Il voto unico non è adatto
a giudicare la preparazione

Pasquale Almirante, La Sicilia 6.8.2009

I dati si sono invertiti; se le eccellenze per l’Ocse-Pisa (l’istituto che verifica i livelli di preparazione degli studenti con prove oggettive a livello internazionale) si trovano soprattutto al nord Italia, i rilevamenti degli esami di stato di quest’anno dicono invece che il sud ha diplomato una percentuale in più, oltre il 40%, di ragazzi con 100 o con 100 e lode, surclassando i colleghi del nord. I ragazzi meridionali sono dunque più bravi o i metri di valutazione vengono applicati in maniera diversa? Il sospetto che al sud gli esami siano più facili lo ha sollevato pure la Lega a proposito del concorso a preside, ma anche per le abilitazioni dei docenti e così via, chiedendo per questo di alzare dogane contro la migrazione intellettuale sudista, ma dimenticando però che se i rilevamenti Ocse-Pisa danno i loro studenti ben preparati ciò è pure dovuto ai professori e ai presidi del sud.
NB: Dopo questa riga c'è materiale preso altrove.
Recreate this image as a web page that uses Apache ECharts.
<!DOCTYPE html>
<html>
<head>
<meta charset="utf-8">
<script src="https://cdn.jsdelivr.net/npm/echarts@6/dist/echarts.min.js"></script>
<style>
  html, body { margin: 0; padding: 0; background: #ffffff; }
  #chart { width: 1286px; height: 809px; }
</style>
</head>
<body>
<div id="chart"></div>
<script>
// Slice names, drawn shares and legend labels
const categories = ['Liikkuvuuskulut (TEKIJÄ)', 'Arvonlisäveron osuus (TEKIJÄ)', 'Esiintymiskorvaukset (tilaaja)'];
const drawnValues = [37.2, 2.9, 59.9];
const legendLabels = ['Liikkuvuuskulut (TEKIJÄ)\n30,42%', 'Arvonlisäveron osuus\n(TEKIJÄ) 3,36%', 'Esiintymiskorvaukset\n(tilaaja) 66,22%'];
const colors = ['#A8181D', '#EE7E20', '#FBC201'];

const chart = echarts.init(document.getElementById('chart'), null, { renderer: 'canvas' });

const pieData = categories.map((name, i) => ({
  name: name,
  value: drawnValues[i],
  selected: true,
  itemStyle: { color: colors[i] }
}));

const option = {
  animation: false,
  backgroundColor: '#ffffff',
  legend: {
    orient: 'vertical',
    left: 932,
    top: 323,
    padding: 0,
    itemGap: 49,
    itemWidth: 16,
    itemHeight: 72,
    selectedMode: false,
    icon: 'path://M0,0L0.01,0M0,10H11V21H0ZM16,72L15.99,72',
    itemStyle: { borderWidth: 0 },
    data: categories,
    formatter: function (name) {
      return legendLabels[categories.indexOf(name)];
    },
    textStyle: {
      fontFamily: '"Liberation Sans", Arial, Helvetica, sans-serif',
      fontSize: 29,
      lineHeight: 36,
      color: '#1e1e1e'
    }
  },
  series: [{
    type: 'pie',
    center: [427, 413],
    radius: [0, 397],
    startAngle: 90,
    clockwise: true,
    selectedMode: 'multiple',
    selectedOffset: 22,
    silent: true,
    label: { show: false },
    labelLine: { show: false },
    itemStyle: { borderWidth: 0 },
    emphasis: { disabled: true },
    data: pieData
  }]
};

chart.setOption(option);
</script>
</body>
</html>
In ogni caso si possono apportare tutte le argomentazioni pro o contro, ma il contenuto non cambia: gli esami di stato a fine quinquennio di istruzione superiore così come si articolano oggi, e pure ieri, certificano molto poco delle reali capacità dei ragazzi e portano con sé sempre il sospetto della difformità di valutazione.
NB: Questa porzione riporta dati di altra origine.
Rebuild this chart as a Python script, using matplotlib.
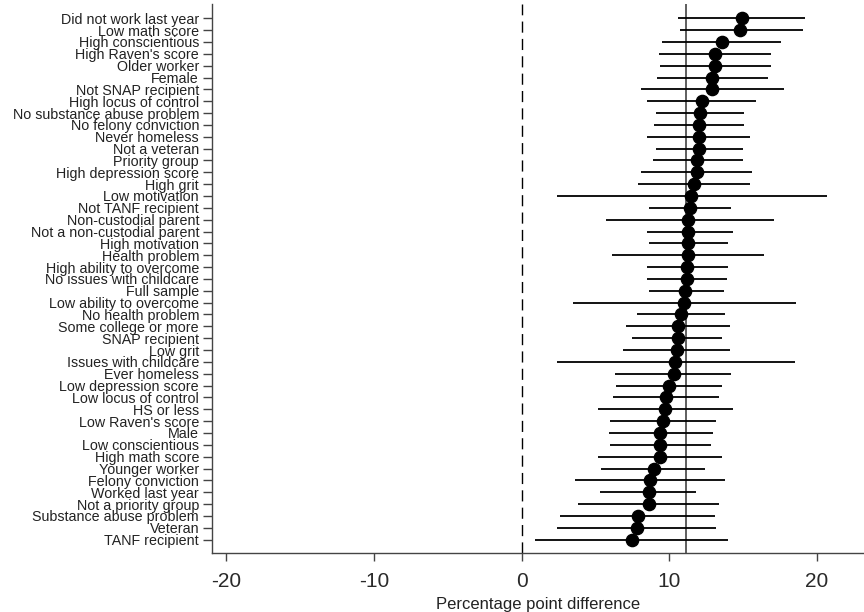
import matplotlib
matplotlib.use("Agg")
import matplotlib.pyplot as plt

plt.rcParams['font.family'] = ['Liberation Sans', 'DejaVu Sans']

# subgroup estimates (percentage points) with 95% CI, top to bottom
labels = ["Did not work last year", "Low math score", "High conscientious",
          "High Raven's score", "Older worker", "Female", "Not SNAP recipient",
          "High locus of control", "No substance abuse problem",
          "No felony conviction", "Never homeless", "Not a veteran",
          "Priority group", "High depression score", "High grit",
          "Low motivation", "Not TANF recipient", "Non-custodial parent",
          "Not a non-custodial parent", "High motivation", "Health problem",
          "High ability to overcome", "No issues with childcare", "Full sample",
          "Low ability to overcome", "No health problem", "Some college or more",
          "SNAP recipient", "Low grit", "Issues with childcare", "Ever homeless",
          "Low depression score", "Low locus of control", "HS or less",
          "Low Raven's score", "Male", "Low conscientious", "High math score",
          "Younger worker", "Felony conviction", "Worked last year",
          "Not a priority group", "Substance abuse problem", "Veteran",
          "TANF recipient"]

est = [14.9, 14.8, 13.6, 13.1, 13.1, 12.9, 12.9, 12.2, 12.1, 12.0, 12.0, 12.0,
       11.9, 11.9, 11.7, 11.5, 11.4, 11.3, 11.3, 11.3, 11.3, 11.2, 11.2, 11.1,
       11.0, 10.8, 10.6, 10.6, 10.5, 10.4, 10.3, 10.0, 9.8, 9.7, 9.6, 9.4,
       9.4, 9.4, 9.0, 8.7, 8.6, 8.6, 7.9, 7.8, 7.5]

lo = [10.6, 10.7, 9.5, 9.3, 9.4, 9.2, 8.1, 8.5, 9.1, 9.0, 8.5, 9.1,
      8.9, 8.1, 7.9, 2.4, 8.6, 5.7, 8.5, 8.6, 6.1, 8.5, 8.5, 8.6,
      3.5, 7.8, 7.1, 7.5, 6.9, 2.4, 6.3, 6.4, 6.2, 5.2, 6.0, 5.9,
      6.0, 5.2, 5.4, 3.6, 5.3, 3.8, 2.6, 2.4, 0.9]

hi = [19.2, 19.1, 17.6, 16.9, 16.9, 16.7, 17.8, 15.9, 15.1, 15.1, 15.5, 15.0,
      15.0, 15.6, 15.5, 20.7, 14.2, 17.1, 14.3, 14.0, 16.4, 14.0, 13.9, 13.7,
      18.6, 13.8, 14.1, 13.6, 14.1, 18.5, 14.2, 13.6, 13.4, 14.3, 13.2, 13.0,
      12.8, 13.6, 12.4, 13.8, 11.8, 13.4, 13.1, 13.2, 14.0]

full_sample_line = 11.15
xticks = [-20, -10, 0, 10, 20]

fig = plt.figure(figsize=(8.64, 6.12), dpi=100)
ax = fig.add_axes([0.2457, 0.097, 0.7543, 0.896])

y = list(range(len(labels)))
ax.axvline(0, color="black", lw=1.0, ls=(0, (8, 4.5)), zorder=1)
ax.axvline(full_sample_line, color="#333333", lw=1.1, zorder=1)
ax.hlines(y, lo, hi, color="black", lw=1.3, zorder=2)
ax.plot(est, y, "o", color="black", ms=8.8, zorder=3)

ax.set_yticks(y)
ax.set_yticklabels(labels, fontsize=10.3, color="#222222")
ax.set_ylim(len(labels) - 1 + 1.1, -1.18)
ax.set_xlim(-20.96, 23.2)
ax.set_xticks(xticks)
ax.set_xticklabels([str(t) for t in xticks], fontsize=15, color="#2a2a2a")
ax.set_xlabel("Percentage point difference", fontsize=12, color="#222222",
              labelpad=4)

for s in ["top", "right"]:
    ax.spines[s].set_visible(False)
for s in ["left", "bottom"]:
    ax.spines[s].set_color("#444444")
    ax.spines[s].set_linewidth(1.0)
ax.tick_params(axis="y", length=6.5, width=1.0, color="#444444", pad=3)
ax.tick_params(axis="x", length=6, width=1.0, color="#444444", pad=8)

fig.savefig("out.png", dpi=100)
Intanto decretare a priori l’ammissione o meno agli esami è di per sé una evidente forzatura perché questa procedura è prevista solo per gli interni, mentre agli esterni nulla è richiesto, tranne i documenti di avvenuto abbandono della scuola prima del 15 marzo; e poi come si fa a non ammettere dopo cinque anni di scuola? Che strategia didattica ha adottato il consiglio di classe, sia nell’arco del quinquennio e sia alle soglie del diploma, per evitare la bocciatura? Si è rivelato improvvisamente o è stato perennemente asino quest’alunno? Ma l’inadeguatezza di questo esame va oltre: che significato ha un voto unico sul diploma con cui si giudica sia l’intero quinquennio, sia le sei materie oggetto delle prove e sia le altre escluse dagli esami? Confinidustria reclama personale preparato, il Miur lancia la nuova istruzione superiore, ma agli effetti pratici un voto unico cosa racconta sulle reali competenze di un neo geometra o di un neo liceale? Sembra evidente allora che l’attuale formula d’esame dovrebbe essere superata così come in vero da molti ambienti viene sollecitato.
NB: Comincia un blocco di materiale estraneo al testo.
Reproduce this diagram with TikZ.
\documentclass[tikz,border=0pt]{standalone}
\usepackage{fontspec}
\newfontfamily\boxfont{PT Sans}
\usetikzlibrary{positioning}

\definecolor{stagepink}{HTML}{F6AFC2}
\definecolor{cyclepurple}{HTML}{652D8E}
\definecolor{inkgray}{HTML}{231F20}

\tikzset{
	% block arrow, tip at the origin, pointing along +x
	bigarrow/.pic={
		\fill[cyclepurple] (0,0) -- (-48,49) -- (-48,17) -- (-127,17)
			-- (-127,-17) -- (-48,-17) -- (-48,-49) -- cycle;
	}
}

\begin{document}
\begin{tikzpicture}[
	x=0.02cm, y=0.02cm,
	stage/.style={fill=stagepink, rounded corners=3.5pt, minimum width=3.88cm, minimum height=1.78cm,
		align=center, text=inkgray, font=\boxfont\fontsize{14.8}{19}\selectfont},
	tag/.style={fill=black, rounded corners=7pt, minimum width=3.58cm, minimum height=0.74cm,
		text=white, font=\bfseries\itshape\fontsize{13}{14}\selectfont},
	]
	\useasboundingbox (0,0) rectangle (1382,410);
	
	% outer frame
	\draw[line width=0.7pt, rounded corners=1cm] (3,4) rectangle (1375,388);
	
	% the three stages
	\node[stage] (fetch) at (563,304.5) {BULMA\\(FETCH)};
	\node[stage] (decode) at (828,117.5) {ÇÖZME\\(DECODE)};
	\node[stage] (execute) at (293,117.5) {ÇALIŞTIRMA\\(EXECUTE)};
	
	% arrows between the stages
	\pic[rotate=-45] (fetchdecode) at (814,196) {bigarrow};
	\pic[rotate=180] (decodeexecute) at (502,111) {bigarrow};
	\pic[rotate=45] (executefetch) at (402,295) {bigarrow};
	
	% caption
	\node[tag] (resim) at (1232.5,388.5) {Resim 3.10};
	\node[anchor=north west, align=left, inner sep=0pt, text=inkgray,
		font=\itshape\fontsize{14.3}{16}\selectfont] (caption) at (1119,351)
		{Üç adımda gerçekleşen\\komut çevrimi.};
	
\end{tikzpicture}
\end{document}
Intanto al quinto anno è ormai impensabile di bloccare un giovane, sia prima degli esami, sia dopo. Nei primi quattro anni c’è tutto il tempo e le occasioni per farlo, tant’è che la imminente riforma delle superiori prevede già due bienni (1^-2^ e 3^-4^) e un monoennio (5^ anno). E al quinto anno l’esame finale andrebbe fatto, non sulle sole sei materie scelte dal ministero, ma su tutte quelle previste dal piano di studi verificate da una commissione tutta sterna che a conclusione esprime un giudizio (o voto) dettagliato per singola disciplina. Il diploma così diventa un certificato rilasciato dalla scuola che ha l’obbligo di definire nel dettaglio i livelli di conoscenza, di competenza, di capacità e pure di comportamento del ragazzo a conclusione del ciclo di studi, mentre spetterà a lui scegliere cosa fare, se ripetere ancora il 5^ anno (per migliorare il proprio certificato) o tentare l’avventura altrove. In molte parti d’Europa fra l’altro il sistema è esattamente questo, come la Mission della istruzione è quella di educare innanzitutto alla cittadinanza e alla conoscenza, in cui il merito sia atto riconoscibile e riscontrabile ovunque, anche perché viene certificato dallo Stato alla presenza del quale, per la prima volta nella sua vita, il candidato subisce un giudizio ufficiale e dà prova di sé e di ciò che ha fatto fin’ora a spese della collettività che sul suo e il proprio futuro ha investito. E non solo, ma ogni singolo docente, a conclusione degli esami, si deve assumere le specifiche personali responsabilità, con scienza e coscienza, senza mediazioni coi colleghi e senza i difensori interni che tentano sempre di parare i colpi per assegnare, come ancora avviene, un voto unico comunque compromissorio e comunque dubbio.